Al-Beruni’s well-known work Chronology of Ancient Nations (1000 A.D.) gives a wonderful analysis of the nature and methods of scientific enquiry. Al-Beruni’s method of enquiry and research seems to be a combination of deductive and inductive methods. According to him, research is a process of venture to seek truth with an inquisitiveness freed from prejudice, partisan spirit and jealousy. It is in this perspective that a seeker of truth has to proceed far from near and leap into the unknown from the known. A1-Beruni’s inspiring influence could therefore establish a tradition of an unprejudiced scientific inquiry, which was shattered only by the intellectual apathy of the Middle Ages. Ibn Khaldun’s scientific treatment of history was a healthy return of that tradition in the fourteenth century, although the set-back could hardly be retrieved in full.
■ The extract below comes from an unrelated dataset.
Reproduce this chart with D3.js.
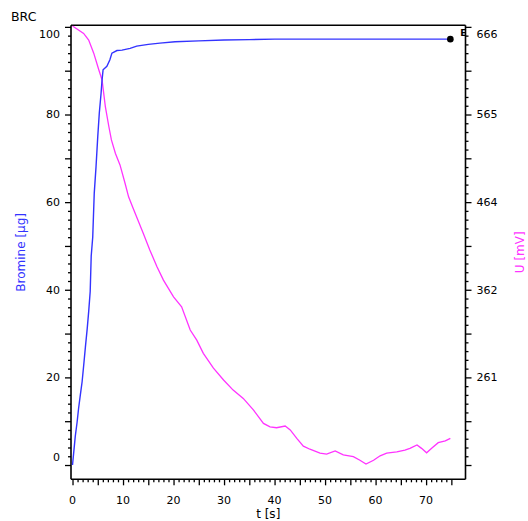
<!DOCTYPE html>
<html>
<head>
<meta charset="utf-8">
<script src="https://cdn.jsdelivr.net/npm/d3@7/dist/d3.min.js"></script>
<style>
  html, body { margin: 0; padding: 0; background: #fff; }
  svg { display: block; }
  text { font-family: "DejaVu Sans", Verdana, sans-serif; }
</style>
</head>
<body>
<svg id="chart" width="528" height="521"></svg>
<script>
// ---- data ----
const brTime = [0, 0.25, 0.55, 0.9, 1.2, 1.55, 1.9, 2.2, 2.55, 2.9, 3.2, 3.5, 3.7, 4.0, 4.3, 4.65, 5.0, 5.3, 5.65, 5.85, 6.05, 6.8, 7.4, 7.8, 8.8, 9.8, 11.4, 12.7, 15, 17.3, 20.3, 25, 30, 35, 40, 50, 60, 70, 74.8];
const bromine = [0, 3.0, 6.6, 9.7, 12.9, 16.0, 19.0, 22.6, 26.9, 31.0, 35.0, 39.6, 47.7, 52, 62, 68, 75, 80.3, 84.8, 87.9, 90.2, 91, 92.5, 94, 94.6, 94.7, 95.1, 95.6, 96.0, 96.3, 96.6, 96.8, 97.0, 97.1, 97.2, 97.2, 97.2, 97.2, 97.2];

const uTime = [0, 2.2, 3.2, 4.2, 5.2, 5.85, 6.5, 7.2, 7.7, 8.5, 9.4, 10.4, 11.1, 12.0, 14.0, 15.3, 16.7, 18.0, 20.0, 21.6, 23.3, 24.6, 25.9, 27.9, 29.9, 31.8, 33.8, 35.8, 37.8, 39.1, 40.4, 42.1, 43.1, 44.4, 45.7, 47.0, 49.0, 50.3, 52.0, 53.6, 55.6, 56.9, 58.1, 59.6, 60.9, 62.2, 64.2, 65.8, 66.8, 68.2, 69.1, 70.1, 71.1, 72.4, 73.8, 74.8];
const voltage = [667.0, 658.4, 650.8, 635.6, 616.4, 604.7, 573.9, 550.6, 535.4, 519.7, 506.5, 485.3, 469.6, 456.4, 427.6, 408.3, 389.1, 373.4, 354.1, 342.5, 315.7, 304.0, 288.8, 271.6, 258.0, 246.3, 236.7, 223.5, 207.8, 203.8, 202.8, 204.8, 200.3, 190.6, 181.5, 178.0, 173.4, 172.4, 176.0, 171.4, 169.4, 165.3, 160.8, 165.3, 170.4, 173.4, 174.9, 177.0, 179.0, 183.0, 179.0, 173.9, 179.0, 185.6, 187.6, 190.6];

const xTickLabels = [0, 10, 20, 30, 40, 50, 60, 70];
const leftTickLabels = [0, 20, 40, 60, 80, 100];
const rightTickLabels = [261, 362, 464, 565, 666];

// ---- layout ----
const L = 71, R = 465.5, T = 25.3, B = 479.3;
const svg = d3.select("#chart");

const x = d3.scaleLinear().domain([-0.3, 77.8]).range([L, R]);
const yL = d3.scaleLinear().domain([-3.26, 100.36]).range([B, T]);
const yR = d3.scaleLinear().domain([143.25, 667.82]).range([B, T]);

// minor / major ticks
const xMinor = d3.range(0, 76, 1).filter(v => v % 5 !== 0);
const xMajor = d3.range(0, 76, 5);
const yMinor = d3.range(0, 101, 2).filter(v => v % 10 !== 0);
const yMajor = d3.range(0, 101, 10);

function tickGroup(axis, transform) {
  const g = svg.append("g").attr("transform", transform).call(axis);
  g.select(".domain").remove();
  g.selectAll("text").remove();
  g.selectAll("line").attr("stroke", "#000").attr("stroke-width", 1.3);
  return g;
}
tickGroup(d3.axisBottom(x).tickValues(xMinor).tickSize(3), `translate(0,${B})`);
tickGroup(d3.axisBottom(x).tickValues(xMajor).tickSize(6), `translate(0,${B})`);
tickGroup(d3.axisLeft(yL).tickValues(yMinor).tickSize(3), `translate(${L},0)`);
tickGroup(d3.axisLeft(yL).tickValues(yMajor).tickSize(6), `translate(${L},0)`);
tickGroup(d3.axisRight(yL).tickValues(yMinor).tickSize(3), `translate(${R},0)`);
tickGroup(d3.axisRight(yL).tickValues(yMajor).tickSize(6), `translate(${R},0)`);

// frame
const frame = svg.append("g").attr("stroke", "#000").attr("stroke-width", 1.6).attr("fill", "none");
frame.append("line").attr("x1", L).attr("x2", R).attr("y1", T).attr("y2", T).attr("stroke-width", 1.4);
frame.append("line").attr("x1", L).attr("x2", R).attr("y1", B).attr("y2", B);
frame.append("line").attr("x1", L).attr("x2", L).attr("y1", T).attr("y2", B);
frame.append("line").attr("x1", R).attr("x2", R).attr("y1", T).attr("y2", B);

// tick labels
const clampY = y => Math.max(T + 9, Math.min(B - 22, y));
svg.append("g").selectAll("text").data(leftTickLabels).join("text")
  .attr("x", 60).attr("y", d => clampY(yL(d)))
  .attr("dy", "0.36em").attr("text-anchor", "end")
  .attr("font-size", 11).attr("fill", "#000").text(d => d);
svg.append("g").selectAll("text").data(rightTickLabels).join("text")
  .attr("x", 476.5).attr("y", d => clampY(yR(d)))
  .attr("dy", "0.36em").attr("text-anchor", "start")
  .attr("font-size", 11).attr("fill", "#000").text(d => d);
svg.append("g").selectAll("text").data(xTickLabels).join("text")
  .attr("x", d => x(d)).attr("y", 503.5).attr("text-anchor", "middle")
  .attr("font-size", 11).attr("fill", "#000").text(d => d);

// titles
svg.append("text").attr("x", 11).attr("y", 21).attr("font-size", 12.5).attr("fill", "#000").text("BRC");
svg.append("text").attr("x", (L + R) / 2).attr("y", 518).attr("text-anchor", "middle")
  .attr("font-size", 12).attr("fill", "#000").text("t [s]");
svg.append("text").attr("transform", `translate(25,${(T + B) / 2}) rotate(-90)`)
  .attr("text-anchor", "middle").attr("font-size", 12).attr("fill", "#3333ff").text("Bromine [µg]");
svg.append("text").attr("transform", `translate(524,${(T + B) / 2}) rotate(-90)`)
  .attr("text-anchor", "middle").attr("font-size", 12).attr("fill", "#ff33ff").text("U [mV]");

// lines
const uData = uTime.map((t, i) => [t, voltage[i]]);
const bData = brTime.map((t, i) => [t, bromine[i]]);
svg.append("path").datum(uData)
  .attr("fill", "none").attr("stroke", "#ff33ff").attr("stroke-width", 1.3)
  .attr("d", d3.line().x(d => x(d[0])).y(d => yR(d[1])));
svg.append("path").datum(bData)
  .attr("fill", "none").attr("stroke", "#3333ff").attr("stroke-width", 1.4)
  .attr("d", d3.line().x(d => x(d[0])).y(d => yL(d[1])));

// end marker
const last = bData[bData.length - 1];
svg.append("circle").attr("cx", x(last[0])).attr("cy", yL(last[1])).attr("r", 3.3).attr("fill", "#000");
svg.append("text").attr("x", x(last[0]) + 10).attr("y", yL(last[1]) - 3)
  .attr("font-size", 9).attr("font-weight", "bold").attr("fill", "#000").text("E");
</script>
</body>
</html>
However, it is to be stressed that from its very inception, the Islamic way of life accepted farming, industry and commerce as its economic foundations. The verses of the Qur’an and the traditions of the Prophet related to economic life suggest this in unequivocal terms. Apart from them, one may get glimpses of revolutionary concepts and theories, in scattered form though, in the statements of various schools of thinkers and theologians. The ‘Purity’ school (Ikhwanus safa) echoed a revolutionary socialistic cult (as implied in the slogan – “Every man is either an artisan or a trader”). Even to Al-Ghazzali, the propounded of the moderate school, man has to earn his income as a means to establishing his claims in the perpetual life of the hereafter and this earning of an income means the organization of an economic system for individual and collective efforts. That is to say, a Muslim society certainly needs economic advance and to accomplish the advance and distribute the results in an equitable manner, it also needs planned economic development. Opposition to economic progress and planned economic development can never be based on valid postulates and principles of Islam. It is the need of economic development that made general and technical education indispensable and placed educators, scientists and technicians on the highest plank of the social ladder. There were, however, variations and exceptions in this general pattern. For instance, Arab economics of industry and commerce deviated into a feudalistic system in Persia under the umbrella of intellectual stagnation and decay in the Middle Ages. In the same way, the bureaucracy of Abbasid rule in conspiracy with military fief-holders worked towards deprecating the importance of industrial and commercial technicians. It is true that theologians and intelligentsia did not support this unhealthy deviation. But yet the deviation succeeded to do much harm — a colossal harm, so to say, to civilization. It is this deviation that gathered momentum as stagnation set in and arrested all kinds of technological progress which is the keystone of economic advance and prosperity. In the present age, a renaissance has developed in the Islamic world for regaining that lost keystone and establishing its ability to earn economic and spiritual leadership in the various latitudes and longitudes of the globe.